You learn to trust the edge grab to hold you and carry you *quickly* through each partial-circle path, and you learn fantastic body control and balance. So wild. I feel so lucky that my partner is so good at carving - it rubs off! This is him ripping it!

You know you're carving when there's a very defined curved line created by your snowboard as you're riding. The required edge grab occurs when you create a large enough angle of your board with respect to the mountain. This board edge angle means that your body has to be close to the mountain while you move through a circular C-shape. Your knees are bent and your upper body is parallel to the slope on toe-side and perpendicular to the slope on heel-side.

When your *turns* are also carved, then while you turn, you either maintain or increase your speed. This is different from skidded turns, which always reduce your speed. Combining the closeness to the mountain with the high speed and dance-like motions allows carving to make you feel one with with slopes and the snow in a way that's therapeutic unlike anything else that exists in this world. It feels like flying, but instead of jumping off of heights, you're putting in a lot of work to do it on the ground itself.
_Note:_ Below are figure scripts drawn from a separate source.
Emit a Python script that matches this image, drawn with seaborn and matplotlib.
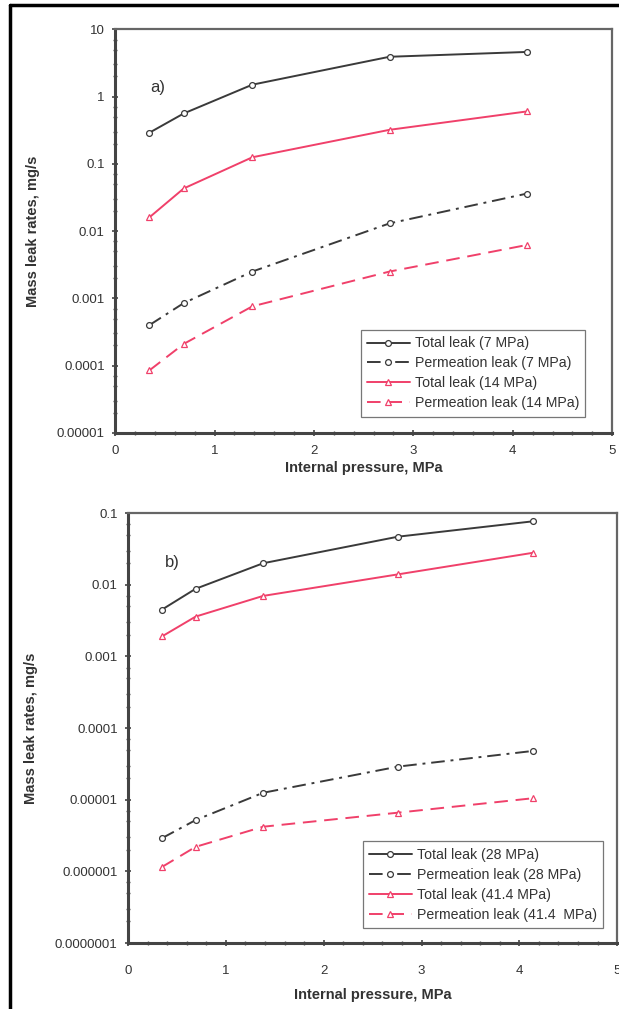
import matplotlib
matplotlib.use('Agg')
import matplotlib.pyplot as plt
import matplotlib.lines as mlines
from matplotlib.ticker import LogLocator
import seaborn as sns
import pandas as pd

sns.set_theme(style='ticks')
plt.rcParams['font.family'] = ['Liberation Sans', 'DejaVu Sans']

# Internal pressure points (MPa)
pressure = [0.345, 0.69, 1.38, 2.76, 4.14]

# Panel a) mass leak rates, mg/s
a_total_7 = [0.29, 0.56, 1.5, 3.9, 4.6]
a_perm_7 = [0.0004, 0.00085, 0.0025, 0.013, 0.036]
a_total_14 = [0.016, 0.043, 0.125, 0.32, 0.6]
a_perm_14 = [0.000085, 0.00021, 0.00076, 0.0025, 0.0062]

# Panel b) mass leak rates, mg/s
b_total_28 = [0.0045, 0.0088, 0.02, 0.047, 0.077]
b_perm_28 = [0.0000029, 0.0000052, 0.0000125, 0.000029, 0.000048]
b_total_41 = [0.0019, 0.0036, 0.007, 0.014, 0.028]
b_perm_41 = [0.00000115, 0.0000022, 0.0000042, 0.0000066, 0.0000105]

a_labels = ['Total leak (7 MPa)', 'Permeation leak (7 MPa)',
            'Total leak (14 MPa)', 'Permeation leak (14 MPa)']
b_labels = ['Total leak (28 MPa)', 'Permeation leak (28 MPa)',
            'Total leak (41.4 MPa)', 'Permeation leak (41.4  MPa)']

a_yticks = [1e-5, 1e-4, 1e-3, 1e-2, 1e-1, 1, 10]
a_yticklabels = ['0.00001', '0.0001', '0.001', '0.01', '0.1', '1', '10']
b_yticks = [1e-7, 1e-6, 1e-5, 1e-4, 1e-3, 1e-2, 1e-1]
b_yticklabels = ['0.0000001', '0.000001', '0.00001', '0.0001', '0.001', '0.01', '0.1']

BLACK = '#3a3a3a'
RED = '#f0406a'
styles = [
    dict(color=BLACK, marker='o', linestyle='-'),
    dict(color=BLACK, marker='o', linestyle=(0, (7, 3, 1.5, 3))),
    dict(color=RED, marker='^', linestyle='-'),
    dict(color=RED, marker='^', linestyle=(0, (7, 4))),
]


def draw_panel(ax, series, labels, yticks, yticklabels, tag, tag_pos,
               leg_anchor, xpad, xlabelpad):
    for vals, lab, st in zip(series, labels, styles):
        df = pd.DataFrame({'p': pressure, 'rate': vals})
        sns.lineplot(data=df, x='p', y='rate', ax=ax, color=st['color'],
                     marker=st['marker'], linestyle=st['linestyle'],
                     linewidth=1.4, markersize=4.2, markerfacecolor='white',
                     markeredgecolor=st['color'], markeredgewidth=0.9,
                     label=lab)
    ax.set_yscale('log')
    ax.set_ylim(yticks[0], yticks[-1])
    ax.set_xlim(0, 5)
    ax.set_yticks(yticks)
    ax.set_yticklabels(yticklabels)
    ax.yaxis.set_minor_locator(LogLocator(base=10, subs=(2, 3, 5, 7)))
    ax.set_xticks([0, 1, 2, 3, 4, 5])
    ax.set_xticks([i * 0.2 for i in range(26)], minor=True)
    ax.tick_params(axis='both', which='major', labelsize=9.5,
                   direction='inout', length=5, width=1.2, pad=5,
                   color='#444444')
    ax.tick_params(axis='both', which='minor', direction='inout', length=3.5,
                   width=1.0, color='#555555')
    ax.tick_params(axis='x', which='major', pad=xpad)
    for lab in ax.get_xticklabels() + ax.get_yticklabels():
        lab.set_color('#333333')
    ax.set_xlabel('Internal pressure, MPa', fontsize=10.5, fontweight='bold',
                  color='#333333', labelpad=xlabelpad)
    ax.set_ylabel('Mass leak rates, mg/s', fontsize=10.5, fontweight='bold',
                  color='#333333', labelpad=12)
    for side in ['left', 'bottom']:
        ax.spines[side].set_linewidth(2.2)
        ax.spines[side].set_color('#444444')
    for side in ['top', 'right']:
        ax.spines[side].set_visible(True)
        ax.spines[side].set_linewidth(1.6)
        ax.spines[side].set_color('#666666')
    ax.text(tag_pos[0], tag_pos[1], tag, transform=ax.transAxes, fontsize=12,
            color='#333333', va='center', ha='left')
    leg = ax.legend(loc='lower right', bbox_to_anchor=leg_anchor, fontsize=10.2,
                    frameon=True, fancybox=False, handlelength=3.0,
                    labelspacing=0.42, borderpad=0.45, handletextpad=0.35,
                    borderaxespad=0)
    leg.get_frame().set_edgecolor('#555555')
    leg.get_frame().set_linewidth(0.9)
    for t in leg.get_texts():
        t.set_color('#333333')


fig = plt.figure(figsize=(6.19, 10.09), dpi=100)
ax_a = fig.add_axes([0.186, 0.571, 0.803, 0.400])
ax_b = fig.add_axes([0.207, 0.0654, 0.790, 0.426])

draw_panel(ax_a, [a_total_7, a_perm_7, a_total_14, a_perm_14], a_labels,
           a_yticks, a_yticklabels, 'a)', (0.07, 0.856), (0.946, 0.04),
           xpad=6, xlabelpad=3)
draw_panel(ax_b, [b_total_28, b_perm_28, b_total_41, b_perm_41], b_labels,
           b_yticks, b_yticklabels, 'b)', (0.075, 0.886), (0.971, 0.035),
           xpad=13, xlabelpad=8)

# outer frame of the original figure
fig.add_artist(mlines.Line2D([10 / 619, 10 / 619], [0, 1 - 5 / 1009],
                             transform=fig.transFigure, color='black', lw=2.5))
fig.add_artist(mlines.Line2D([10 / 619, 1], [1 - 5 / 1009, 1 - 5 / 1009],
                             transform=fig.transFigure, color='black', lw=2.5))

fig.savefig('out.png', dpi=100, facecolor='white')
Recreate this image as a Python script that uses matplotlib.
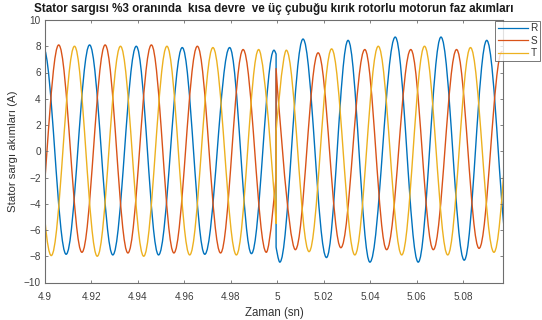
import matplotlib
matplotlib.use("Agg")
import matplotlib.pyplot as plt
from matplotlib.path import Path
from matplotlib.patches import PathPatch
from matplotlib.lines import Line2D

# ---------------- data ----------------
# Extrema (and the jump at t~5.0) of each phase current: time [s], value [A]
R_t = [4.8993, 4.9091, 4.9192, 4.9292, 4.9393, 4.9489, 4.9591, 4.9688, 4.9795,
       4.9889, 4.9986, 4.9995, 4.9995, 5.0011, 5.0111, 5.0212, 5.0305, 5.0399,
       5.0508, 5.0607, 5.0705, 5.0805, 5.0902, 5.1000]
R_v = [7.9, -7.85, 8.1, -7.9, 8.0, -7.9, 7.9, -7.85, 7.9,
       -7.8, 7.7, 7.4, -7.3, -8.45, 8.55, -8.1, 8.45, -8.45,
       8.7, -8.45, 8.7, -8.3, 8.45, -8.1]

S_t = [4.8959, 4.9059, 4.9159, 4.9259, 4.9357, 4.9458, 4.9555, 4.9656, 4.9756,
       4.9853, 4.9953, 4.9995, 4.9995, 5.0078, 5.0176, 5.0274, 5.0377, 5.0471,
       5.0575, 5.0672, 5.0772, 5.0869, 5.0968]
S_v = [-7.8, 8.1, -7.7, 8.1, -7.75, 8.1, -7.75, 8.0, -7.75,
       7.75, -7.7, -1.9, 6.3, -7.5, 7.5, -7.35, 7.75, -7.5,
       7.75, -7.5, 7.75, -7.4, 7.6]

T_t = [4.8925, 4.9027, 4.9127, 4.9225, 4.9325, 4.9425, 4.9525, 4.9623, 4.9723,
       4.9824, 4.9920, 4.9995, 4.9995, 5.0039, 5.0137, 5.0234, 5.0334, 5.0435,
       5.0536, 5.0634, 5.0734, 5.0832, 5.0933, 5.1032]
T_v = [8.0, -7.95, 8.0, -8.0, 8.0, -8.0, 8.0, -7.9, 7.9,
       -7.9, 7.75, -5.5, 1.5, 7.7, -7.65, 7.8, -7.9, 8.0,
       -7.9, 8.0, -7.9, 7.9, -7.7, 7.8]

series_names = ["R", "S", "T"]
xticks = [4.9, 4.92, 4.94, 4.96, 4.98, 5.0, 5.02, 5.04, 5.06, 5.08]
xticklabels = ["4.9", "4.92", "4.94", "4.96", "4.98", "5", "5.02", "5.04", "5.06", "5.08"]
yticks = [-10, -8, -6, -4, -2, 0, 2, 4, 6, 8, 10]

title = "Stator sargısı %3 oranında  kısa devre  ve üç çubuğu kırık rotorlu motorun faz akımları"
xlabel = "Zaman (sn)"
ylabel = "Stator sargı akımları (A)"

# ---------------- drawing ----------------
plt.rcParams["font.family"] = ["Liberation Sans", "DejaVu Sans"]

colors = ["#0072BD", "#D95319", "#EDB120"]


def wave_path(ts, vs, a=0.363):
    """Smooth curve through the extrema (Bezier, horizontal tangents at extrema)."""
    n = len(ts)

    def is_ext(i):
        if i > 0 and ts[i] == ts[i - 1]:
            return False
        if i < n - 1 and ts[i] == ts[i + 1]:
            return False
        return True

    verts = [(ts[0], vs[0])]
    codes = [Path.MOVETO]
    for i in range(n - 1):
        t0, v0, t1, v1 = ts[i], vs[i], ts[i + 1], vs[i + 1]
        if t1 == t0:
            verts.append((t1, v1))
            codes.append(Path.LINETO)
            continue
        dt = t1 - t0
        c1 = (t0 + a * dt, v0) if is_ext(i) else (t0, v0)
        c2 = (t1 - a * dt, v1) if is_ext(i + 1) else (t1, v1)
        verts += [c1, c2, (t1, v1)]
        codes += [Path.CURVE4] * 3
    return Path(verts, codes)


W, H = 542, 320
fig = plt.figure(figsize=(W / 100, H / 100), dpi=100)
ax = fig.add_axes([45 / W, 1 - 282.5 / H, (503 - 45) / W, (282.5 - 20) / H])

handles = []
for ts, vs, c, name in zip([R_t, S_t, T_t], [R_v, S_v, T_v], colors, series_names):
    ax.add_patch(PathPatch(wave_path(ts, vs), fill=False, edgecolor=c, lw=1.0,
                           joinstyle="round", capstyle="round"))
    handles.append(Line2D([], [], color=c, lw=0.9, label=name))

ax.set_xlim(4.9, 5.0972)
ax.set_ylim(-10, 10)
ax.set_xticks(xticks)
ax.set_xticklabels(xticklabels)
ax.set_yticks(yticks)

for s in ax.spines.values():
    s.set_color("#6e6e6e")
    s.set_linewidth(0.8)
ax.tick_params(direction="in", top=True, right=True, length=2.5, width=0.6,
               color="#6e6e6e", labelcolor="#404040", labelsize=7.2)
ax.tick_params(axis="x", pad=6.5)
ax.tick_params(axis="y", pad=3)

ax.set_title(title, fontsize=8.4, fontweight="bold", color="#1a1a1a", pad=5.5)
ax.set_xlabel(xlabel, fontsize=8.3, color="#333333")
ax.set_ylabel(ylabel, fontsize=8.2, color="#333333")
ax.xaxis.set_label_coords(0.5, -0.092)
ax.yaxis.set_label_coords(-0.058, 0.5)

leg = fig.legend(handles=handles, loc="upper left",
                 bbox_to_anchor=(495 / W, 1 - 20.5 / H), bbox_transform=fig.transFigure,
                 fontsize=7.2, frameon=True, fancybox=False, borderpad=0.25,
                 labelspacing=0.25, handlelength=3.0, handletextpad=0.3,
                 borderaxespad=0.0)
leg.get_frame().set_edgecolor("#555555")
leg.get_frame().set_linewidth(0.7)
for t in leg.get_texts():
    t.set_color("#333333")

fig.savefig("out.png", dpi=100, facecolor="white")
Here's an unintentional attempt at a eurocarve that I did not manage to follow through with, but provides a great learning experience! It started with the very first picture at the top of the Carving section, which was an edge transfer wickedly early in the turn. Perfect set up for a eurocarve. Then, you get low. Really low, almost sitting down. But here's the first mistake I made. I'm a little too far tilted towards the front of my board. Good body position, but I could have put a little more weight on that back leg, which would have made my back knee more bent than my front knee.

Then I kind of save the weight balance issue and I extend my legs out and get really low, which is great. But, the issue is that I was not low enough. I should have extended my legs out all the way, and instead of my hands touching the snow, and I should have been touching the snow with my entire right forearm.

So what happens here is that my hands and my knees skid the snow and blow out the turn. This is all at high speed, so I would have needed to apply more *power* to push my legs out and bring my knees off the snow. Because my knees blew out the turn, I pretty much came to a stop, got up, and did a little backwards roll on the slope and got back on the toe-edge.

Woop! I'm going to keep trying to get that eurocarve down. One thing that might help psychologically is to just keep my arms bent so my hands are near my heart. That might make it easier to achieve the body position of getting all the way down to my elbow touching the ground, instead of my hands touching the ground.